--- begin Source material ---
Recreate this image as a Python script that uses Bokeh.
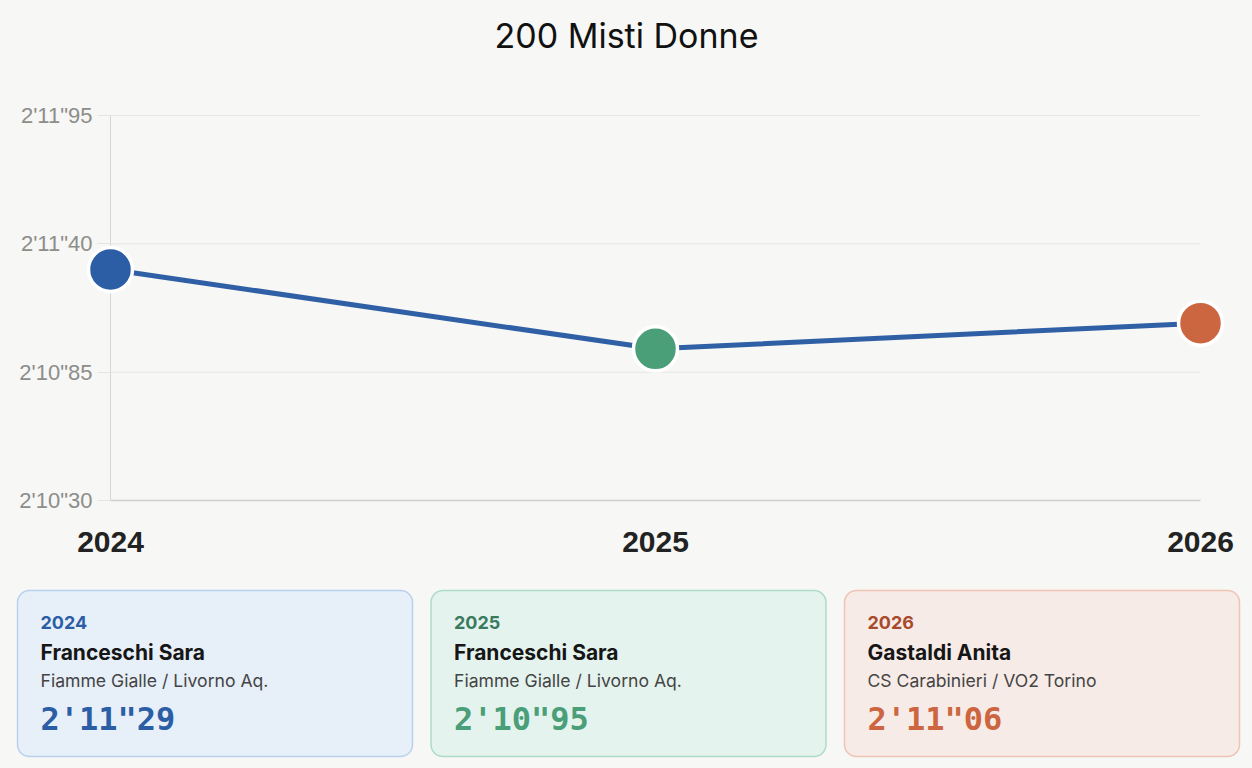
from bokeh.plotting import figure
from bokeh.models import (LinearAxis, FixedTicker, Range1d, BoxAnnotation,
                          ColumnDataSource)
from bokeh.layouts import column
from bokeh.core.properties import value
from bokeh.embed import file_html
from bokeh.resources import INLINE

# ---------------- data ----------------
title = "200 Misti Donne"
years = [2024, 2025, 2026]
x_tick_labels = ["2024", "2025", "2026"]
times_s = [131.29, 130.95, 131.06]            # seconds (2'11"29 = 131.29 s)
time_labels = ["2'11\"29", "2'10\"95", "2'11\"06"]
names = ["Franceschi Sara", "Franceschi Sara", "Gastaldi Anita"]
clubs = ["Fiamme Gialle / Livorno Aq.", "Fiamme Gialle / Livorno Aq.",
         "CS Carabinieri / VO2 Torino"]
y_ticks = [130.30, 130.85, 131.40, 131.95]
y_tick_labels = ["2'10\"30", "2'10\"85", "2'11\"40", "2'11\"95"]

# ---------------- style ----------------
BG = "#f7f7f5"
point_colors = ["#2c5ea5", "#4a9e78", "#cc6640"]
line_color = "#2f5fa5"
card_fill = ["#e7eff8", "#e4f3ee", "#f7ebe7"]
card_line = ["#b9d1ee", "#acdcc8", "#eec4b4"]
year_colors = ["#2c5ea5", "#3a7a5e", "#a84a2c"]

W = 1252
CH = 573
FRAME_TOP = 60.0
PX_PER_YEAR = 545.0
X0 = 110.0
PX_PER_S = 385.0 / 1.65
Y_TOP_PX = 115.0
Y_BOT_PX = 500.0

x_start = years[0] - X0 / PX_PER_YEAR
x_end = years[-1] + (W - X0 - 2 * PX_PER_YEAR) / PX_PER_YEAR
y_end = y_ticks[-1] + (Y_TOP_PX - FRAME_TOP) / PX_PER_S
y_start = y_ticks[0] - (CH - Y_BOT_PX) / PX_PER_S

p = figure(width=W, height=CH, output_backend="svg", toolbar_location=None,
           x_range=Range1d(x_start, x_end), y_range=Range1d(y_start, y_end),
           x_axis_location=None, y_axis_location=None, min_border=0,
           min_border_top=int(FRAME_TOP),
           background_fill_color=BG, border_fill_color=BG, outline_line_color=None)
p.grid.visible = False
p.title.text = title
p.title.align = "center"
p.title.text_font = "Inter"
p.title.text_font_size = "34px"
p.title.text_font_style = "normal"
p.title.text_color = "#111111"

# horizontal grid lines, spanning only the years
grid_y = y_ticks[1:]
p.segment(x0=[years[0]] * len(grid_y), x1=[years[-1]] * len(grid_y), y0=grid_y, y1=grid_y,
          line_color="#e6e6e3", line_width=1, level="underlay")

yaxis = LinearAxis(fixed_location=years[0], bounds=(y_ticks[0], y_ticks[-1]),
                   ticker=FixedTicker(ticks=y_ticks),
                   major_label_overrides=dict(zip(y_ticks, y_tick_labels)),
                   axis_line_color="#d6d6d4", axis_line_width=1,
                   major_tick_in=0, major_tick_out=13, major_tick_line_color="#e4e4e2",
                   minor_tick_line_color=None, major_label_standoff=5,
                   major_label_text_font="Liberation Sans",
                   major_label_text_font_size="22px",
                   major_label_text_color="#8d8d89", level="underlay")
p.add_layout(yaxis, "left")

xaxis = LinearAxis(fixed_location=y_ticks[0], bounds=(years[0], years[-1]),
                   ticker=FixedTicker(ticks=years),
                   major_label_overrides=dict(zip(years, x_tick_labels)),
                   axis_line_color="#cfcfcd", axis_line_width=1.5,
                   major_tick_in=0, major_tick_out=0, minor_tick_line_color=None,
                   major_label_standoff=31,
                   major_label_text_font="Liberation Sans",
                   major_label_text_font_size="30px",
                   major_label_text_font_style="bold",
                   major_label_text_color="#222222", level="underlay")
p.add_layout(xaxis, "below")

src = ColumnDataSource(dict(x=years, y=times_s, c=point_colors))
p.line("x", "y", source=src, line_color=line_color, line_width=5)
p.scatter("x", "y", source=src, size=44, fill_color="c", line_color="white", line_width=3.5)

# ---------------- cards ----------------
KH = 768 - CH
q = figure(width=W, height=KH, output_backend="svg", toolbar_location=None,
           x_range=Range1d(0, W), y_range=Range1d(0, KH),
           x_axis_location=None, y_axis_location=None, min_border=0,
           background_fill_color=BG, border_fill_color=BG, outline_line_color=None)
q.grid.visible = False

card_w = 395.0
pitch = 413.5
lefts = [17 + i * pitch for i in range(len(years))]
for i in range(len(years)):
    q.add_layout(BoxAnnotation(left=lefts[i], right=lefts[i] + card_w, top=178, bottom=12,
                               fill_color=card_fill[i], fill_alpha=1,
                               line_color=card_line[i], line_width=1.5, line_alpha=1,
                               border_radius=12, level="underlay"))

tx = [l + 23 for l in lefts]
csrc = ColumnDataSource(dict(x=tx, year=x_tick_labels, name=names, club=clubs,
                             t=time_labels, yc=year_colors, pc=point_colors))
q.text("x", 146, text="year", source=csrc, text_font=value("Inter"), text_font_size="18px",
       text_font_style="bold", text_color="yc", text_baseline="alphabetic")
q.text("x", 116, text="name", source=csrc, text_font=value("Inter"), text_font_size="21px",
       text_font_style="bold", text_color="#161616", text_baseline="alphabetic")
q.text("x", 88, text="club", source=csrc, text_font=value("Inter"), text_font_size="17.6px",
       text_color="#444444", text_baseline="alphabetic")
q.text("x", 50, text="t", source=csrc, text_font=value("DejaVu Sans Mono"), text_font_size="32px",
       text_font_style="bold", text_color="pc", text_baseline="alphabetic")

layout = column(p, q, spacing=0)
html = file_html(layout, INLINE, title=title)
html = html.replace("<head>", "<head><style>html,body{background:%s;}</style>" % BG, 1)
open("out.html", "w").write(html)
--- end Source material ---
[Exercise requirements] Only the lines from the top of the data through the line with "from bokeh.resources import INLINE" should be quoted, exactly and with both ends kept; skip the pictures.

[The response]
Recreate this image as a Python script that uses Bokeh.
from bokeh.plotting import figure
from bokeh.models import (LinearAxis, FixedTicker, Range1d, BoxAnnotation,
                          ColumnDataSource)
from bokeh.layouts import column
from bokeh.core.properties import value
from bokeh.embed import file_html
from bokeh.resources import INLINE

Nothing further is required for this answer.